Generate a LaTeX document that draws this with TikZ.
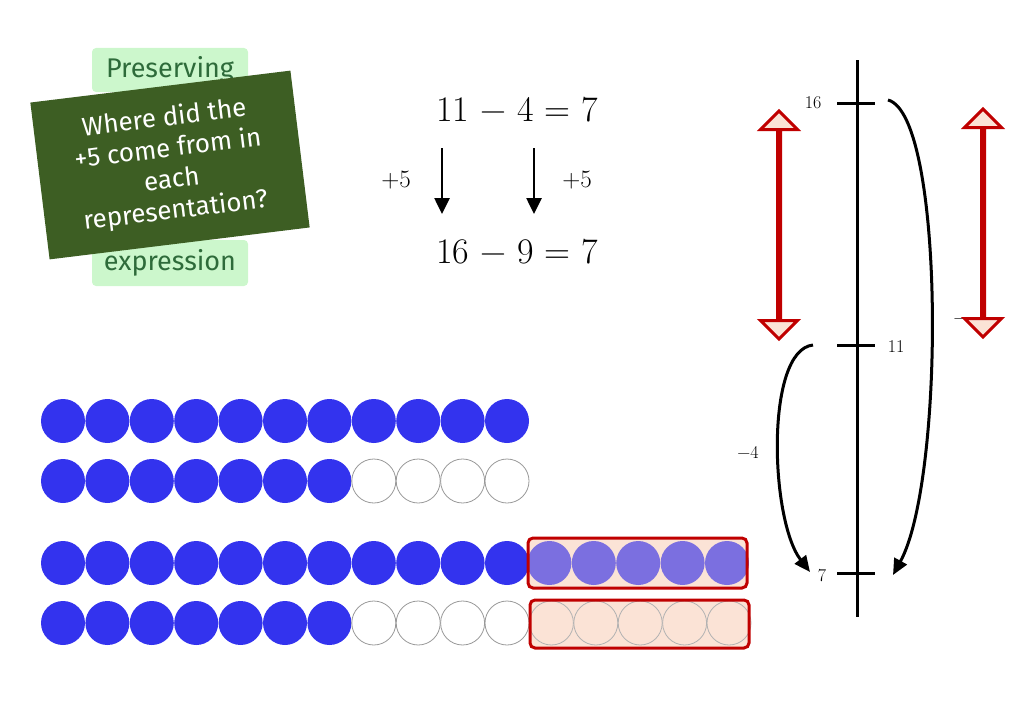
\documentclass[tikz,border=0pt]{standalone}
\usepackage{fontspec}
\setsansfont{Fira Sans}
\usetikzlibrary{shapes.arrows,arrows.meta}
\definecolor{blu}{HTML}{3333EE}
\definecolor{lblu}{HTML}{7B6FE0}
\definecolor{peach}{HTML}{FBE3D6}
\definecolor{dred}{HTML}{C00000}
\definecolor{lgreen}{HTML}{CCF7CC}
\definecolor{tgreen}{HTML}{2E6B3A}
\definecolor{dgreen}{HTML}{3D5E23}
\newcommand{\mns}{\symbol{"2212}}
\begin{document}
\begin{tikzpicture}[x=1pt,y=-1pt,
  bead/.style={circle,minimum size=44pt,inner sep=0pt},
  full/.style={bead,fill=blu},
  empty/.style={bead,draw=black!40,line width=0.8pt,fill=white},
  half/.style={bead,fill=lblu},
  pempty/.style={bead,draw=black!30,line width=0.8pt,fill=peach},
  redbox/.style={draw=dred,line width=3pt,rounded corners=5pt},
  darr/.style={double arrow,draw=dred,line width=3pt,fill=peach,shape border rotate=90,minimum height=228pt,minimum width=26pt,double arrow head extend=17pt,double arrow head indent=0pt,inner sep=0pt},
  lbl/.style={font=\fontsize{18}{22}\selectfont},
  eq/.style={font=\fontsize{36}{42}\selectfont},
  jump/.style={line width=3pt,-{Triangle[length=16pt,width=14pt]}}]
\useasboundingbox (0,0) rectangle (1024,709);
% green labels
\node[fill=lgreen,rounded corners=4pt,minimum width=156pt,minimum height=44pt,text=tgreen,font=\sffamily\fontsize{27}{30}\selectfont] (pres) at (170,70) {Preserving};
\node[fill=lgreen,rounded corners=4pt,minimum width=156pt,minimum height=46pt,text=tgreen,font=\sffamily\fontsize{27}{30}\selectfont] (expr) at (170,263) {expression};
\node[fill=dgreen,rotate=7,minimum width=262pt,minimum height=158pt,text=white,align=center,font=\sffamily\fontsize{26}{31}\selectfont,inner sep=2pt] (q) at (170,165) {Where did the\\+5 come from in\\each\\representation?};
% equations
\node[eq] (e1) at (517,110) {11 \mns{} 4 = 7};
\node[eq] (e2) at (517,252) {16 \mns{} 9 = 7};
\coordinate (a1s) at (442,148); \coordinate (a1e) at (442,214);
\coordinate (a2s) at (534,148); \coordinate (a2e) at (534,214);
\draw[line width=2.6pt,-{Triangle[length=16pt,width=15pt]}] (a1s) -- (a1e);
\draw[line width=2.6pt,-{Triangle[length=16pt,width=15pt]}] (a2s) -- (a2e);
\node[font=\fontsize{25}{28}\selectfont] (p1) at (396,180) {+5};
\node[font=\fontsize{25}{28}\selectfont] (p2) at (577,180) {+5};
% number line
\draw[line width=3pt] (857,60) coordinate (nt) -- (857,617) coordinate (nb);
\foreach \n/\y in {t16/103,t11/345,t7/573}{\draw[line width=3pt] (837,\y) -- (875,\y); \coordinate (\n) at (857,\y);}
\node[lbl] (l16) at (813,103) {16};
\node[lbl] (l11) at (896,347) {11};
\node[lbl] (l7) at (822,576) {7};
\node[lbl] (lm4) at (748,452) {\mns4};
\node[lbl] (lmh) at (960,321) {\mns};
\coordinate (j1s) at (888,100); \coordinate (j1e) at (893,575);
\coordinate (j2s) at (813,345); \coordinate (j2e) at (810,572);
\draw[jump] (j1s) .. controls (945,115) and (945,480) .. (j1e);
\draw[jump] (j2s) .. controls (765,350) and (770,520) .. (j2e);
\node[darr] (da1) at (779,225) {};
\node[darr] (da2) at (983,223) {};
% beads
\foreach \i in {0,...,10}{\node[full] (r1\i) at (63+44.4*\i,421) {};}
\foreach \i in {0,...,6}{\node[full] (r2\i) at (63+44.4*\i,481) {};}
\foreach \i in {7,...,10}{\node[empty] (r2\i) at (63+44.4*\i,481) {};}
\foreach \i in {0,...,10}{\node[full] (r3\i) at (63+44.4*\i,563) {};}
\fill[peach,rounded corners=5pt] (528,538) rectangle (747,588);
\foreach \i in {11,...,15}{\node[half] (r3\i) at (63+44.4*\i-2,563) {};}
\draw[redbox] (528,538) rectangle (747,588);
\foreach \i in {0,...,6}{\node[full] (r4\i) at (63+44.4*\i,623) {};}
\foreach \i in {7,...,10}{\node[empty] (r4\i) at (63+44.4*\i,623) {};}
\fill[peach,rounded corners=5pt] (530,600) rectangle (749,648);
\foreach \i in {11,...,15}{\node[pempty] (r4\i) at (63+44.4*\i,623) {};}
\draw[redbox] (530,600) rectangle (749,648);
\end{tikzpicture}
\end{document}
...
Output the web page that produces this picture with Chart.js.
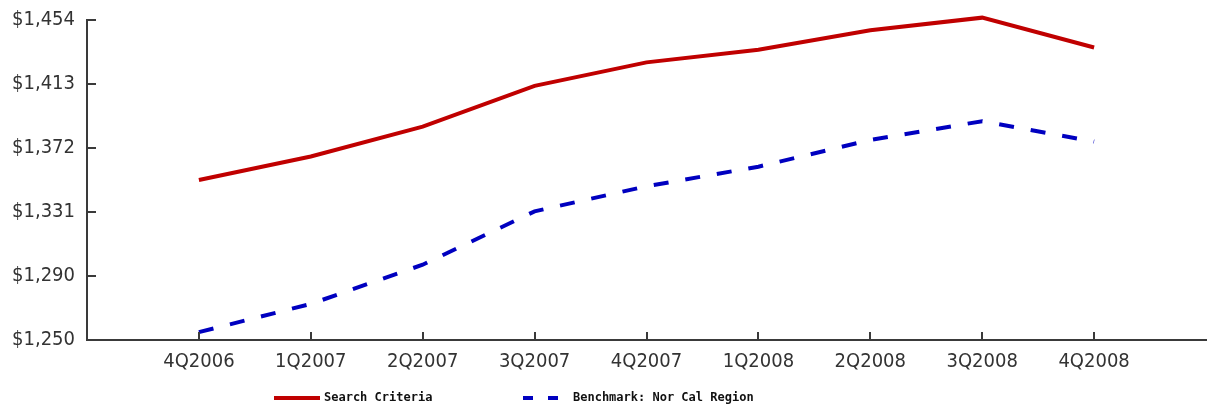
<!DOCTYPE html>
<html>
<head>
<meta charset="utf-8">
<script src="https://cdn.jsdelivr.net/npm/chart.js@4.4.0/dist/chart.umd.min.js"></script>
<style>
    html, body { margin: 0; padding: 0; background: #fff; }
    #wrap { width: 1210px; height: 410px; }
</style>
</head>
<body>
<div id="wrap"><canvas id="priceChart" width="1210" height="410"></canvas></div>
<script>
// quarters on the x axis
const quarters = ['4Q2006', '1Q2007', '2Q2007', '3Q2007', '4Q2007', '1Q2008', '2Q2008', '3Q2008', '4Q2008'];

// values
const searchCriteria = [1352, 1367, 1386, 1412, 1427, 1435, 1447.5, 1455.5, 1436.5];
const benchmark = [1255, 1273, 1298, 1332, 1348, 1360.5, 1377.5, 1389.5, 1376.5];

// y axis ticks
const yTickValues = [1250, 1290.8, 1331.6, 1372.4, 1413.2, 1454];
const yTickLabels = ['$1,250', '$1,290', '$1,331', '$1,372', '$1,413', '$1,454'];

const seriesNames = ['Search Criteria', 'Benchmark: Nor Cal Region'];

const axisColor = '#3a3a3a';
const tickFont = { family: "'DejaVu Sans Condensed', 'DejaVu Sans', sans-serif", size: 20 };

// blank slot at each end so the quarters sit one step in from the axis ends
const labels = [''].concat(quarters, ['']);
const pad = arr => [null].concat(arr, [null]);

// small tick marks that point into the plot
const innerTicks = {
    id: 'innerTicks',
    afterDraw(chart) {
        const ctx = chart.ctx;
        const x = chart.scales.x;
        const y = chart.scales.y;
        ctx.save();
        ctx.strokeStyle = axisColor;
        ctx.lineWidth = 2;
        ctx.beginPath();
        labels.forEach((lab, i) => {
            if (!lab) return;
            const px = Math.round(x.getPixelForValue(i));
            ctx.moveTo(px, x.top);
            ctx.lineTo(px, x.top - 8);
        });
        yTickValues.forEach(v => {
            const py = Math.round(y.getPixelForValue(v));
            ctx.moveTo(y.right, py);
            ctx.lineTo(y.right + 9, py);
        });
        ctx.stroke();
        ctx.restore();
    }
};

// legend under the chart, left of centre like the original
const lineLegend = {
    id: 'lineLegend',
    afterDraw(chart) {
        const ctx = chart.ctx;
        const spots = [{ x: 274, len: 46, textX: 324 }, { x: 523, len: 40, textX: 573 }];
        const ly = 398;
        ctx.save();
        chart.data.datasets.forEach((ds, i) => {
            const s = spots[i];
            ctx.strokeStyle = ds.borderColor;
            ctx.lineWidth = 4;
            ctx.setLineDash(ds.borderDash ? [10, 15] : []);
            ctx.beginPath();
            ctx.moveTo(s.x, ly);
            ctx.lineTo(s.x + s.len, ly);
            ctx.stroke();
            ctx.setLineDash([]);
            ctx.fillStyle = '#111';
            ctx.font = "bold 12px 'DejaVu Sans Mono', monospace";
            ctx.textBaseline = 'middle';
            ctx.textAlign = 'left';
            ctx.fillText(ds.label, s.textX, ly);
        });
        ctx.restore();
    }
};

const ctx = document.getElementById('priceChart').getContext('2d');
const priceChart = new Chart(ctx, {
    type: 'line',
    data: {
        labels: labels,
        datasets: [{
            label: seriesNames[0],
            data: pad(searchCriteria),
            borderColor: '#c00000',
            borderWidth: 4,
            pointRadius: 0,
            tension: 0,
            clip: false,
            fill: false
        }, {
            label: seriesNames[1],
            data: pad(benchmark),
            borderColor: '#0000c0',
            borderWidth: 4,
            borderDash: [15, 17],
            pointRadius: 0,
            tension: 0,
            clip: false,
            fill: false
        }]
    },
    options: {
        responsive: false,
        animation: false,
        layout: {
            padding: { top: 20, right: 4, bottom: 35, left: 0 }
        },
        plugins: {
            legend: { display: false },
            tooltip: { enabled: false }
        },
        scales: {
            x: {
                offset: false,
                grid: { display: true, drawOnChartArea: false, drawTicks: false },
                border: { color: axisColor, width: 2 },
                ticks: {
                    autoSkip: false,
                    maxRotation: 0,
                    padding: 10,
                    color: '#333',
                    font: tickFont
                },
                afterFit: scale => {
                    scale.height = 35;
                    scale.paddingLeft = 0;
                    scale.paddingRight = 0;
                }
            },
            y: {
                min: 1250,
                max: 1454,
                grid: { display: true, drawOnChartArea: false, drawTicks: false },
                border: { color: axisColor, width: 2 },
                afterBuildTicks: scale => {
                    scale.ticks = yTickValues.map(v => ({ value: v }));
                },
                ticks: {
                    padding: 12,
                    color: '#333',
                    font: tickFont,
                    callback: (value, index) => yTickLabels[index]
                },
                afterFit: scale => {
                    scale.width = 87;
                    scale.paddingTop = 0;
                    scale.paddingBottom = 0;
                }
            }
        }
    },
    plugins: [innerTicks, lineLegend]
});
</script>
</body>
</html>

### YOUR OBJECTIVE
Give again the lines from "Output the web" to "const pad = arr" exactly, both of those lines included, and do not include any pictures.

### SOLVED PROBLEM
Output the web page that produces this picture with Chart.js.
<!DOCTYPE html>
<html>
<head>
<meta charset="utf-8">
<script src="https://cdn.jsdelivr.net/npm/chart.js@4.4.0/dist/chart.umd.min.js"></script>
<style>
    html, body { margin: 0; padding: 0; background: #fff; }
    #wrap { width: 1210px; height: 410px; }
</style>
</head>
<body>
<div id="wrap"><canvas id="priceChart" width="1210" height="410"></canvas></div>
<script>
// quarters on the x axis
const quarters = ['4Q2006', '1Q2007', '2Q2007', '3Q2007', '4Q2007', '1Q2008', '2Q2008', '3Q2008', '4Q2008'];

// values
const searchCriteria = [1352, 1367, 1386, 1412, 1427, 1435, 1447.5, 1455.5, 1436.5];
const benchmark = [1255, 1273, 1298, 1332, 1348, 1360.5, 1377.5, 1389.5, 1376.5];

// y axis ticks
const yTickValues = [1250, 1290.8, 1331.6, 1372.4, 1413.2, 1454];
const yTickLabels = ['$1,250', '$1,290', '$1,331', '$1,372', '$1,413', '$1,454'];

const seriesNames = ['Search Criteria', 'Benchmark: Nor Cal Region'];

const axisColor = '#3a3a3a';
const tickFont = { family: "'DejaVu Sans Condensed', 'DejaVu Sans', sans-serif", size: 20 };

// blank slot at each end so the quarters sit one step in from the axis ends
const labels = [''].concat(quarters, ['']);
const pad = arr => [null].concat(arr, [null]);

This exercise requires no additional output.